## start Record excerpts

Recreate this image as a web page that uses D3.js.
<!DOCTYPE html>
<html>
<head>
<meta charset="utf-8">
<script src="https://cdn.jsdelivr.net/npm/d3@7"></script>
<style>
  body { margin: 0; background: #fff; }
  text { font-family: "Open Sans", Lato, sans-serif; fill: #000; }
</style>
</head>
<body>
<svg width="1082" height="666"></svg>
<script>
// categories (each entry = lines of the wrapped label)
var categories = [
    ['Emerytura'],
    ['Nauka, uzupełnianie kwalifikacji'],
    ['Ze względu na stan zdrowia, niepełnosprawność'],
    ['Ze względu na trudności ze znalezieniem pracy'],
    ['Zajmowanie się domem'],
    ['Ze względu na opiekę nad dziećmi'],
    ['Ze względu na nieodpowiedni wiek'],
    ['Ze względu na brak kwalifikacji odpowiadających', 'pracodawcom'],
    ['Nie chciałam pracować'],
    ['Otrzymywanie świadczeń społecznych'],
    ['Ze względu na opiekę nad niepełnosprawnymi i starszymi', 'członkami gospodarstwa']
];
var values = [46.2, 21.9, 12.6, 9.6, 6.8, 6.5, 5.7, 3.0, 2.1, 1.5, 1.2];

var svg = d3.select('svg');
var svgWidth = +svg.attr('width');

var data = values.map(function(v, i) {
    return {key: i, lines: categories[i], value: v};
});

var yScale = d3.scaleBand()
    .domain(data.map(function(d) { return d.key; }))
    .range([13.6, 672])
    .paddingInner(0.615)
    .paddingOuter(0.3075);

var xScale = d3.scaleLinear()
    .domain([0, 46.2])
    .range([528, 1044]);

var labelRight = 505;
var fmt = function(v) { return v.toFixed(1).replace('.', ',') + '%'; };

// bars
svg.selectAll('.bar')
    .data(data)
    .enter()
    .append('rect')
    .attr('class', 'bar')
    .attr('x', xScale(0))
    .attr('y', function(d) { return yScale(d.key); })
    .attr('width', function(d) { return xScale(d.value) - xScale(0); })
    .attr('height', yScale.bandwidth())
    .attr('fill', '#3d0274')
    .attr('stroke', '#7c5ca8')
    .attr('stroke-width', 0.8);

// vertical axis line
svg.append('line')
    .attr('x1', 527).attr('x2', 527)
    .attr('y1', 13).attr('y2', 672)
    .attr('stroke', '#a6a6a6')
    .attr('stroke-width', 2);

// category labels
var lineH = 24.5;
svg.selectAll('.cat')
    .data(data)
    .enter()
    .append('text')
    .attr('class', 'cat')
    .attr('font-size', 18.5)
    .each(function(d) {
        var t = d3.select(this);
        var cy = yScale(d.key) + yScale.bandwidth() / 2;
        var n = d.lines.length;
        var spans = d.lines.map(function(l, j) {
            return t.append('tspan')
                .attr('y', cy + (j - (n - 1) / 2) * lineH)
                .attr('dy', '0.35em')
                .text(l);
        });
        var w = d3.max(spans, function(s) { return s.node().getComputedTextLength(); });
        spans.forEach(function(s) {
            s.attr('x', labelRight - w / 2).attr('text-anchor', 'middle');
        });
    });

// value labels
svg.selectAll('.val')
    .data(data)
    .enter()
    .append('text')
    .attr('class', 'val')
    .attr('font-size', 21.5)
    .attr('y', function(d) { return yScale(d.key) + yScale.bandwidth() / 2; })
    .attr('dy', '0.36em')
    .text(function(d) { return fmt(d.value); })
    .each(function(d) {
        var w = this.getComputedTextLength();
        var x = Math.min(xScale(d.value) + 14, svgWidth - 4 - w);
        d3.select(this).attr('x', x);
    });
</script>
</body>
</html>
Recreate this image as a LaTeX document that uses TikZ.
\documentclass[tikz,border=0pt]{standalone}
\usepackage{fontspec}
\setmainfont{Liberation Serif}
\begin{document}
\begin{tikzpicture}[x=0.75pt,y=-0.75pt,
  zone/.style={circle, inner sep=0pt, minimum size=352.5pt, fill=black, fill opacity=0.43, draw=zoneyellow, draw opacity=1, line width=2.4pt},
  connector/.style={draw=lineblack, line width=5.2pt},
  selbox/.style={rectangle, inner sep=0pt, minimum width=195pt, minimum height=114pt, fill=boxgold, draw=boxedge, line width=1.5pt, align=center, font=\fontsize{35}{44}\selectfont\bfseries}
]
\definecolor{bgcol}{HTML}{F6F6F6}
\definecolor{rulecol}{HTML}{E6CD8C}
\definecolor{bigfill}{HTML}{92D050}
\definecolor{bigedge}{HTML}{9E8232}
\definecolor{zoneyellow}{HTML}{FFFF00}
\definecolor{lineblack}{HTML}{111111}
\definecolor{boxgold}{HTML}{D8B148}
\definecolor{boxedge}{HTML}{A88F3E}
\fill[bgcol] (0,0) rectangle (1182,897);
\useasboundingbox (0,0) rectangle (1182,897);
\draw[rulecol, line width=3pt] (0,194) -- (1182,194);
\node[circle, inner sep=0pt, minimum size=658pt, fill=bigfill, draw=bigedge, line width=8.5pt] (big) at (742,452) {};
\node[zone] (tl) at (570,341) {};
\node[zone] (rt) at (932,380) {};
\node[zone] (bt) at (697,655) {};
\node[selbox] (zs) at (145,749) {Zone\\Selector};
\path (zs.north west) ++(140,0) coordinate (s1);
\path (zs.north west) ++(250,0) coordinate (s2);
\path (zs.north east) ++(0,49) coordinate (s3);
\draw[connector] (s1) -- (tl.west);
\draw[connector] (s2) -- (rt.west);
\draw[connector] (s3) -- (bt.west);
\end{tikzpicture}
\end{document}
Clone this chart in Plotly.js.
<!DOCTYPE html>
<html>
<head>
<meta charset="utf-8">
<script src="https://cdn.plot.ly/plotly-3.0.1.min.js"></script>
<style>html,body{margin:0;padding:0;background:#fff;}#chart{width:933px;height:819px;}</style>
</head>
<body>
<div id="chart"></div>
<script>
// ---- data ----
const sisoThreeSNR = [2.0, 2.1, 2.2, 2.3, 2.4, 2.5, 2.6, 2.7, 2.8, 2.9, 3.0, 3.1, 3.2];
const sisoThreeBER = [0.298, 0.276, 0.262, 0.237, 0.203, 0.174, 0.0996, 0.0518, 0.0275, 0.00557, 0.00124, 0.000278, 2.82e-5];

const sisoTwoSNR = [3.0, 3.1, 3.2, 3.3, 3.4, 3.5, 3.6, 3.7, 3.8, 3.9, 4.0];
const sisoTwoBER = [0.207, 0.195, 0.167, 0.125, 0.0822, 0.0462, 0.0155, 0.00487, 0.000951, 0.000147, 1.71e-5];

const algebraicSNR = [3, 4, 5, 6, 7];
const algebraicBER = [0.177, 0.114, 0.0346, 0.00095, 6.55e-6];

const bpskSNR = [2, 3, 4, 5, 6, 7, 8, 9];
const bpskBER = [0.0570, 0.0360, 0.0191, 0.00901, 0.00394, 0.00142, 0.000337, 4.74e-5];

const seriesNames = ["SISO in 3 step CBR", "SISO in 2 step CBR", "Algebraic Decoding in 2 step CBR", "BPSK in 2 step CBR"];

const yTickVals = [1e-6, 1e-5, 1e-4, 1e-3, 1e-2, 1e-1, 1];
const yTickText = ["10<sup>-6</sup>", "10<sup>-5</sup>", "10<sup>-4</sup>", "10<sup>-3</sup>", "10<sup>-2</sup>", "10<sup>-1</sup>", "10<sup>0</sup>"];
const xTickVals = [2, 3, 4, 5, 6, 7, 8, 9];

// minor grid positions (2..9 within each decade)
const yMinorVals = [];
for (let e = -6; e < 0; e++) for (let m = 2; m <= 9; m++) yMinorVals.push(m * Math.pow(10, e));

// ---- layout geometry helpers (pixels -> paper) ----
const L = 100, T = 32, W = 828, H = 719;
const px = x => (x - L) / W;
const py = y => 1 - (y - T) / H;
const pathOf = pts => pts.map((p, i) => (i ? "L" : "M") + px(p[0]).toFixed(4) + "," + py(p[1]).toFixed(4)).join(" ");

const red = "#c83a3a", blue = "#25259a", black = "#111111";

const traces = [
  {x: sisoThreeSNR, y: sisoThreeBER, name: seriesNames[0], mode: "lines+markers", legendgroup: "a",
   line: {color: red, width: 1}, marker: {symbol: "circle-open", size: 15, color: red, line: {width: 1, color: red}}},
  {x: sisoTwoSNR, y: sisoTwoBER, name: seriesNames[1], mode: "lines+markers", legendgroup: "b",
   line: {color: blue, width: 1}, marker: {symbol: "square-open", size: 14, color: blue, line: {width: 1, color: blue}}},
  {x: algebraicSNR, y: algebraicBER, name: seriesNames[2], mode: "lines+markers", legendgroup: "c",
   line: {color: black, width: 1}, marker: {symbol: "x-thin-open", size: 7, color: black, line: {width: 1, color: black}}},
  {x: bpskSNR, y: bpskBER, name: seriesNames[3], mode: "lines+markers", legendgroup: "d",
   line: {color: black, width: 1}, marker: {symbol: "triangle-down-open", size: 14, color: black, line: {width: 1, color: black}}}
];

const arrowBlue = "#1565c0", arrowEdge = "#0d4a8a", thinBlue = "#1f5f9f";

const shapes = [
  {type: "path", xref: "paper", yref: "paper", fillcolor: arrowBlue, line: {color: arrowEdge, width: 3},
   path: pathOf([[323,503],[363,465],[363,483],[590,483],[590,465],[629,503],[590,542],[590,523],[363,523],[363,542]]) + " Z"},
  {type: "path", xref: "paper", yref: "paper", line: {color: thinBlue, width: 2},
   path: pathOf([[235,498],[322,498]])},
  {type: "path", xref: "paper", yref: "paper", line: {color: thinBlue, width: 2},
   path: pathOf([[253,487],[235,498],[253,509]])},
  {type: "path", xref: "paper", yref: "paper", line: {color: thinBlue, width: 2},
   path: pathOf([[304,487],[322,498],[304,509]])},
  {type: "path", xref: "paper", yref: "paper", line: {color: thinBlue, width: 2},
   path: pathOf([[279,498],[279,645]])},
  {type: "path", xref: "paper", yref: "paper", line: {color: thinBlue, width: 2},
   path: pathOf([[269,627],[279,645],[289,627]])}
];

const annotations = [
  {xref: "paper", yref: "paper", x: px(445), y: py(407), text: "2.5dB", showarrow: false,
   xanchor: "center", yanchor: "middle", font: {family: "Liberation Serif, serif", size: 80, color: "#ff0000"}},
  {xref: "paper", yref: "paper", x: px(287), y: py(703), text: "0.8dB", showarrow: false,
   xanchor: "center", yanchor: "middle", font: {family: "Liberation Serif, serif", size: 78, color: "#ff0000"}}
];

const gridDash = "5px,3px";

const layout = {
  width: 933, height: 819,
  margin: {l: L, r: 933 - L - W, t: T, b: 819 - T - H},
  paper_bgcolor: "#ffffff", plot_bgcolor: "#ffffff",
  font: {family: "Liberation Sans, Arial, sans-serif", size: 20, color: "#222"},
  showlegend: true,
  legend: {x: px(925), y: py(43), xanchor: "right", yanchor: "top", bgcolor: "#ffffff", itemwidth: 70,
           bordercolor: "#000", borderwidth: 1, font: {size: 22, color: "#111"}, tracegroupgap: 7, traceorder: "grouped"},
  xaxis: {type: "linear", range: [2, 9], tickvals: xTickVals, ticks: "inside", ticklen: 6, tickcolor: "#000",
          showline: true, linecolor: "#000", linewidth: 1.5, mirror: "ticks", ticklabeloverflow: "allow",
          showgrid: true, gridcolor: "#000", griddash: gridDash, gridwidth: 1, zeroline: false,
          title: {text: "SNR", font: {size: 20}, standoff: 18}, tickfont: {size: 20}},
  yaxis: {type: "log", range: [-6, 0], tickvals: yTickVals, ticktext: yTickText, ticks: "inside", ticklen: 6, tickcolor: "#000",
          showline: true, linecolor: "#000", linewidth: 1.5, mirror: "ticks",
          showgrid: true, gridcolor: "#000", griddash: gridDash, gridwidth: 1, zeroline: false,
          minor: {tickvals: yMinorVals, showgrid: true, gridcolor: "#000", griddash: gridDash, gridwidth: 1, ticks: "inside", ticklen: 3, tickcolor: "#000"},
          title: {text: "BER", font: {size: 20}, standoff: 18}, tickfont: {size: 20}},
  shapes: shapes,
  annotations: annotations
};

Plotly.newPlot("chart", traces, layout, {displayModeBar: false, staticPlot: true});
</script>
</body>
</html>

## end Record excerpts

[Work to do] Lines containing the string "Recreate" are to be selected and copied.

[Response to the exercise]
Recreate this image as a web page that uses D3.js.
Recreate this image as a LaTeX document that uses TikZ.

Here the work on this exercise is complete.